- [EXERCISE AIM]:
Look at the data below and print exactly the lines from its first line through the line with "ss_high = 29.5"; the pictures stay out of the copy.

- [DATASET EXTRACT]:
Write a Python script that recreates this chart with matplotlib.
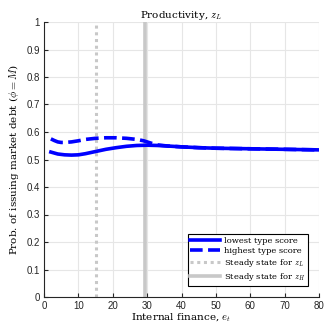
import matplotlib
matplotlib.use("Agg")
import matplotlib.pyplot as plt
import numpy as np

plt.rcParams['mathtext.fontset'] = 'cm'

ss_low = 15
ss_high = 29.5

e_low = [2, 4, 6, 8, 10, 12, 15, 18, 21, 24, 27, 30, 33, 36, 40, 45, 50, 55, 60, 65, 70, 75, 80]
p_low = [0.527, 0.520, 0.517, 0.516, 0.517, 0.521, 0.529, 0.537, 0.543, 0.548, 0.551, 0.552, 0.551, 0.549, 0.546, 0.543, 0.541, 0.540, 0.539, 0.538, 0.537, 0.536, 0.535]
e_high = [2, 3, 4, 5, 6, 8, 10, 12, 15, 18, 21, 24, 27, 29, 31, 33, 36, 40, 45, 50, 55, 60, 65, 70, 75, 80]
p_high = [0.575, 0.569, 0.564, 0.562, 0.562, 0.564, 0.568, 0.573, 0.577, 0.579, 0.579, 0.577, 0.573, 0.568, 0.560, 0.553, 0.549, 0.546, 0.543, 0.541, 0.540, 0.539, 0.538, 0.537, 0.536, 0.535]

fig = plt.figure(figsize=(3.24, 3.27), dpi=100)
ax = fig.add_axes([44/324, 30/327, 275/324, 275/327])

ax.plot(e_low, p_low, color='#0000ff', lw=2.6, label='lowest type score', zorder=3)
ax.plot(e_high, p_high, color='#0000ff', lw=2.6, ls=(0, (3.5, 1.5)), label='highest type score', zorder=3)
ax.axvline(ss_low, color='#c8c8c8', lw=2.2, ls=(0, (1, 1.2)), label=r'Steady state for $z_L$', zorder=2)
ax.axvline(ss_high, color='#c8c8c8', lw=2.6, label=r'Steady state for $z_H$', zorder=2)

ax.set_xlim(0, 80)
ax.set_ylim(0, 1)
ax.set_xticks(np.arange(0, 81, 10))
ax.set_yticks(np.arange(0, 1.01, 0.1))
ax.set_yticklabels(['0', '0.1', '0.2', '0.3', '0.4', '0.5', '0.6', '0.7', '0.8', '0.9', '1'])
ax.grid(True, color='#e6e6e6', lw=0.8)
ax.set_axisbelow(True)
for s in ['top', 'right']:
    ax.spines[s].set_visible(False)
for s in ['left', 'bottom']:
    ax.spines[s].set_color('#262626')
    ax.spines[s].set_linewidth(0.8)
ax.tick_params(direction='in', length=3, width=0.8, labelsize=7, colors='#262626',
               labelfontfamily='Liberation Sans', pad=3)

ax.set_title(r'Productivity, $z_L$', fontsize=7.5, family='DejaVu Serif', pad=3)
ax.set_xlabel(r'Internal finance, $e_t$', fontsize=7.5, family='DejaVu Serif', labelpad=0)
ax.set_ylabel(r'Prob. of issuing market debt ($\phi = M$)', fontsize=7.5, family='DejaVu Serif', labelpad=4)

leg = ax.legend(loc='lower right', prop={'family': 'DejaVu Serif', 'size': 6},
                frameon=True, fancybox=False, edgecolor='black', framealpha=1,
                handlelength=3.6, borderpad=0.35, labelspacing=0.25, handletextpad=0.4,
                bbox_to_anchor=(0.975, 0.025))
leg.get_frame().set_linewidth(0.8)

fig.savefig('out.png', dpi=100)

- [OUTPUT FOR THIS TASK]:
Write a Python script that recreates this chart with matplotlib.
import matplotlib
matplotlib.use("Agg")
import matplotlib.pyplot as plt
import numpy as np

plt.rcParams['mathtext.fontset'] = 'cm'

ss_low = 15
ss_high = 29.5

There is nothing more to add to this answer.